• Exercise requirements
Images excluded, repeat each entry below exactly.

• Listed records

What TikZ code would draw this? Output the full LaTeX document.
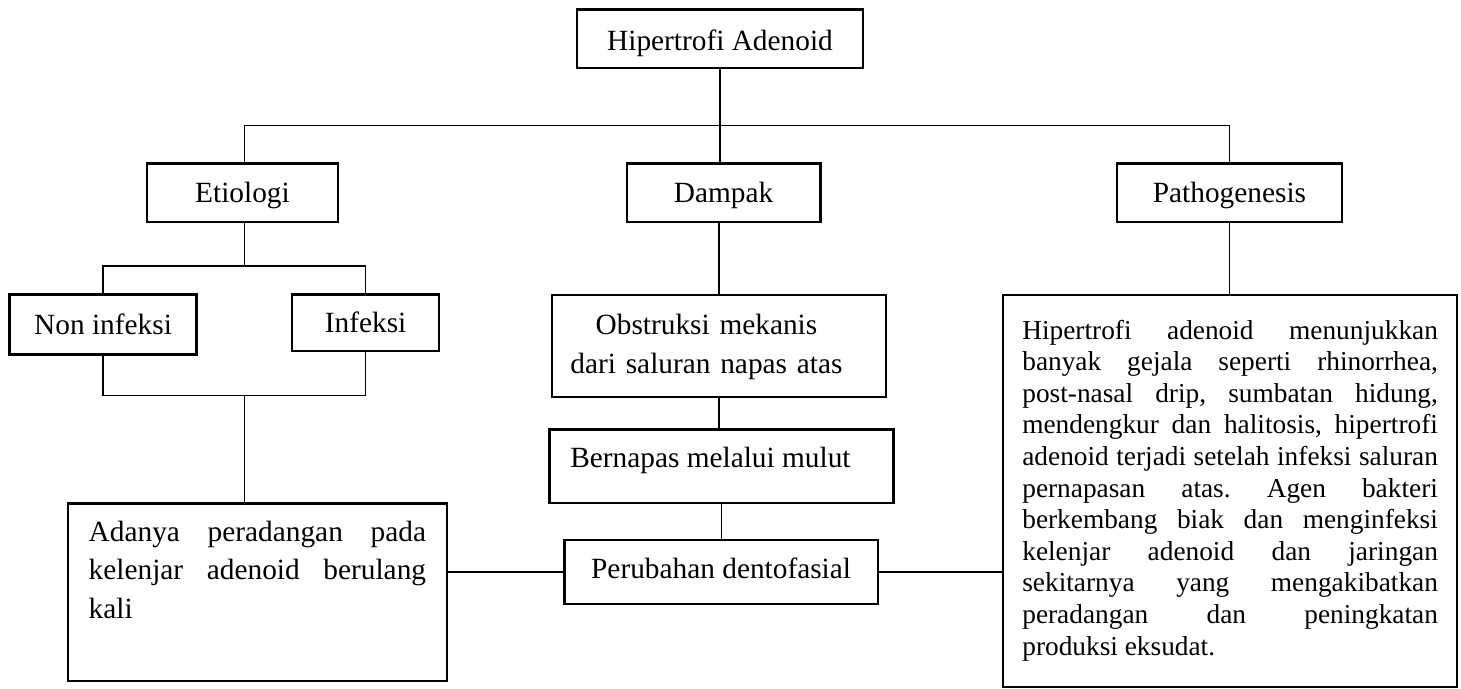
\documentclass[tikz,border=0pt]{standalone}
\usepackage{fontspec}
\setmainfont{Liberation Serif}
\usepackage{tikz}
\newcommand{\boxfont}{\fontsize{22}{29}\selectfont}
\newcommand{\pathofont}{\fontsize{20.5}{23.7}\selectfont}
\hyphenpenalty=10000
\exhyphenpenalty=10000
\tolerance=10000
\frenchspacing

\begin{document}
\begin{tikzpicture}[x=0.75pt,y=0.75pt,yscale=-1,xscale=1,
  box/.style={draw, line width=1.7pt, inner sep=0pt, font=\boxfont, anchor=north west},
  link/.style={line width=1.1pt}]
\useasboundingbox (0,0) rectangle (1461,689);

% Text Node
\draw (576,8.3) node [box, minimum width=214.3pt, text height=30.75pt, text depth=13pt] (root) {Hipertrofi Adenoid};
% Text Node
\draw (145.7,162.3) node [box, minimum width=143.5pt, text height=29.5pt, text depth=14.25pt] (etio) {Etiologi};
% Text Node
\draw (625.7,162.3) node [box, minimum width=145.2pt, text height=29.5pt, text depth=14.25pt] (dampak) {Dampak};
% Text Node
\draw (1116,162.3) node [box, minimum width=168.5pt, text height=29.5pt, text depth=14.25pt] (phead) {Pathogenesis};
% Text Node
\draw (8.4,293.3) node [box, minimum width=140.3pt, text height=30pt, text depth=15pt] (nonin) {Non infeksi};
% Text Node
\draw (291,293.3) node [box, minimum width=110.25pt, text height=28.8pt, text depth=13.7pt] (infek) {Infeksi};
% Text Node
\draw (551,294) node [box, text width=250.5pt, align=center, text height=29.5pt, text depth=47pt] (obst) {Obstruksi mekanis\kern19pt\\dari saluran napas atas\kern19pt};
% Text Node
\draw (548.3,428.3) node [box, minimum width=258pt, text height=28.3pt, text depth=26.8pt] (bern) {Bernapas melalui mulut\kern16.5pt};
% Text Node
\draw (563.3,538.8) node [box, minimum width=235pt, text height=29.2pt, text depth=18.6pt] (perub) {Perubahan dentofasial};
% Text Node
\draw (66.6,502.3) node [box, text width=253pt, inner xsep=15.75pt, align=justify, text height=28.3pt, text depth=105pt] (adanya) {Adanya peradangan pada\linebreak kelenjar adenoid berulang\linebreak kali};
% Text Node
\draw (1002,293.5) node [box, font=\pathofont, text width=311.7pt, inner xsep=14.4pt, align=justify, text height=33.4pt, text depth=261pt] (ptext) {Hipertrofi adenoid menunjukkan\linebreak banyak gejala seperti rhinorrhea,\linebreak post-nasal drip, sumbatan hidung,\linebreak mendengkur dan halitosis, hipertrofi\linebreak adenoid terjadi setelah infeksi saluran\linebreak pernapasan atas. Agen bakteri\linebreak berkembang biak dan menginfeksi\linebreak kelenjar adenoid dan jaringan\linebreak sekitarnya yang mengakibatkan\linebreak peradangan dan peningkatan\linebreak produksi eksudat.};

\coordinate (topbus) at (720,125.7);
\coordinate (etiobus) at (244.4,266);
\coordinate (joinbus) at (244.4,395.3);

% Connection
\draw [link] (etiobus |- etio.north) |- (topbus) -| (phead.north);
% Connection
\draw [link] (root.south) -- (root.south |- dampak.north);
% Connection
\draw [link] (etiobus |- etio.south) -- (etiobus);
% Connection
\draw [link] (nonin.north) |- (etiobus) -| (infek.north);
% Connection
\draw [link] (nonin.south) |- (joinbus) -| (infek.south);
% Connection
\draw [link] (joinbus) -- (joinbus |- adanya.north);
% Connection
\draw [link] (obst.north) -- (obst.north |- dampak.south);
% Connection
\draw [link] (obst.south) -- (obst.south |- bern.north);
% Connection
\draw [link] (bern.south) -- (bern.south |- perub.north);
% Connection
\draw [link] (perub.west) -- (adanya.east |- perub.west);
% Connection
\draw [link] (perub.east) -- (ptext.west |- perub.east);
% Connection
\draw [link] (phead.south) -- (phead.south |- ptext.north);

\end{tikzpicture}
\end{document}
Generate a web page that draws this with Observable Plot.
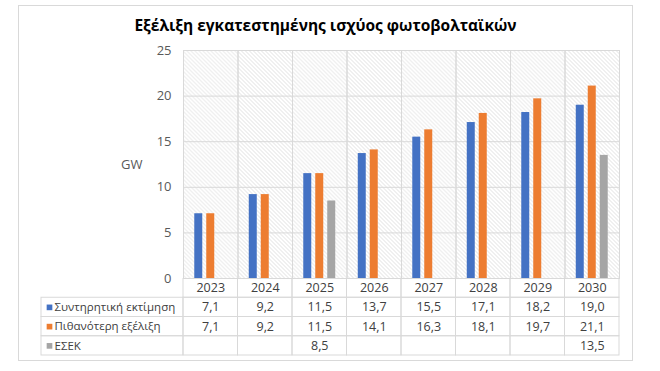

• Output below
What TikZ code would draw this? Output the full LaTeX document.
\documentclass[tikz,border=0pt]{standalone}
\usepackage{fontspec}
\setmainfont{Liberation Serif}
\usepackage{tikz}
\newcommand{\boxfont}{\fontsize{22}{29}\selectfont}
\newcommand{\pathofont}{\fontsize{20.5}{23.7}\selectfont}
\hyphenpenalty=10000
\exhyphenpenalty=10000
\tolerance=10000
\frenchspacing

\begin{document}
\begin{tikzpicture}[x=0.75pt,y=0.75pt,yscale=-1,xscale=1,
  box/.style={draw, line width=1.7pt, inner sep=0pt, font=\boxfont, anchor=north west},
  link/.style={line width=1.1pt}]
\useasboundingbox (0,0) rectangle (1461,689);

% Text Node
\draw (576,8.3) node [box, minimum width=214.3pt, text height=30.75pt, text depth=13pt] (root) {Hipertrofi Adenoid};
% Text Node
\draw (145.7,162.3) node [box, minimum width=143.5pt, text height=29.5pt, text depth=14.25pt] (etio) {Etiologi};
% Text Node
\draw (625.7,162.3) node [box, minimum width=145.2pt, text height=29.5pt, text depth=14.25pt] (dampak) {Dampak};
% Text Node
\draw (1116,162.3) node [box, minimum width=168.5pt, text height=29.5pt, text depth=14.25pt] (phead) {Pathogenesis};
% Text Node
\draw (8.4,293.3) node [box, minimum width=140.3pt, text height=30pt, text depth=15pt] (nonin) {Non infeksi};
% Text Node
\draw (291,293.3) node [box, minimum width=110.25pt, text height=28.8pt, text depth=13.7pt] (infek) {Infeksi};
% Text Node
\draw (551,294) node [box, text width=250.5pt, align=center, text height=29.5pt, text depth=47pt] (obst) {Obstruksi mekanis\kern19pt\\dari saluran napas atas\kern19pt};
% Text Node
\draw (548.3,428.3) node [box, minimum width=258pt, text height=28.3pt, text depth=26.8pt] (bern) {Bernapas melalui mulut\kern16.5pt};
% Text Node
\draw (563.3,538.8) node [box, minimum width=235pt, text height=29.2pt, text depth=18.6pt] (perub) {Perubahan dentofasial};
% Text Node
\draw (66.6,502.3) node [box, text width=253pt, inner xsep=15.75pt, align=justify, text height=28.3pt, text depth=105pt] (adanya) {Adanya peradangan pada\linebreak kelenjar adenoid berulang\linebreak kali};
% Text Node
\draw (1002,293.5) node [box, font=\pathofont, text width=311.7pt, inner xsep=14.4pt, align=justify, text height=33.4pt, text depth=261pt] (ptext) {Hipertrofi adenoid menunjukkan\linebreak banyak gejala seperti rhinorrhea,\linebreak post-nasal drip, sumbatan hidung,\linebreak mendengkur dan halitosis, hipertrofi\linebreak adenoid terjadi setelah infeksi saluran\linebreak pernapasan atas. Agen bakteri\linebreak berkembang biak dan menginfeksi\linebreak kelenjar adenoid dan jaringan\linebreak sekitarnya yang mengakibatkan\linebreak peradangan dan peningkatan\linebreak produksi eksudat.};

\coordinate (topbus) at (720,125.7);
\coordinate (etiobus) at (244.4,266);
\coordinate (joinbus) at (244.4,395.3);

% Connection
\draw [link] (etiobus |- etio.north) |- (topbus) -| (phead.north);
% Connection
\draw [link] (root.south) -- (root.south |- dampak.north);
% Connection
\draw [link] (etiobus |- etio.south) -- (etiobus);
% Connection
\draw [link] (nonin.north) |- (etiobus) -| (infek.north);
% Connection
\draw [link] (nonin.south) |- (joinbus) -| (infek.south);
% Connection
\draw [link] (joinbus) -- (joinbus |- adanya.north);
% Connection
\draw [link] (obst.north) -- (obst.north |- dampak.south);
% Connection
\draw [link] (obst.south) -- (obst.south |- bern.north);
% Connection
\draw [link] (bern.south) -- (bern.south |- perub.north);
% Connection
\draw [link] (perub.west) -- (adanya.east |- perub.west);
% Connection
\draw [link] (perub.east) -- (ptext.west |- perub.east);
% Connection
\draw [link] (phead.south) -- (phead.south |- ptext.north);

\end{tikzpicture}
\end{document}
Generate a web page that draws this with Observable Plot.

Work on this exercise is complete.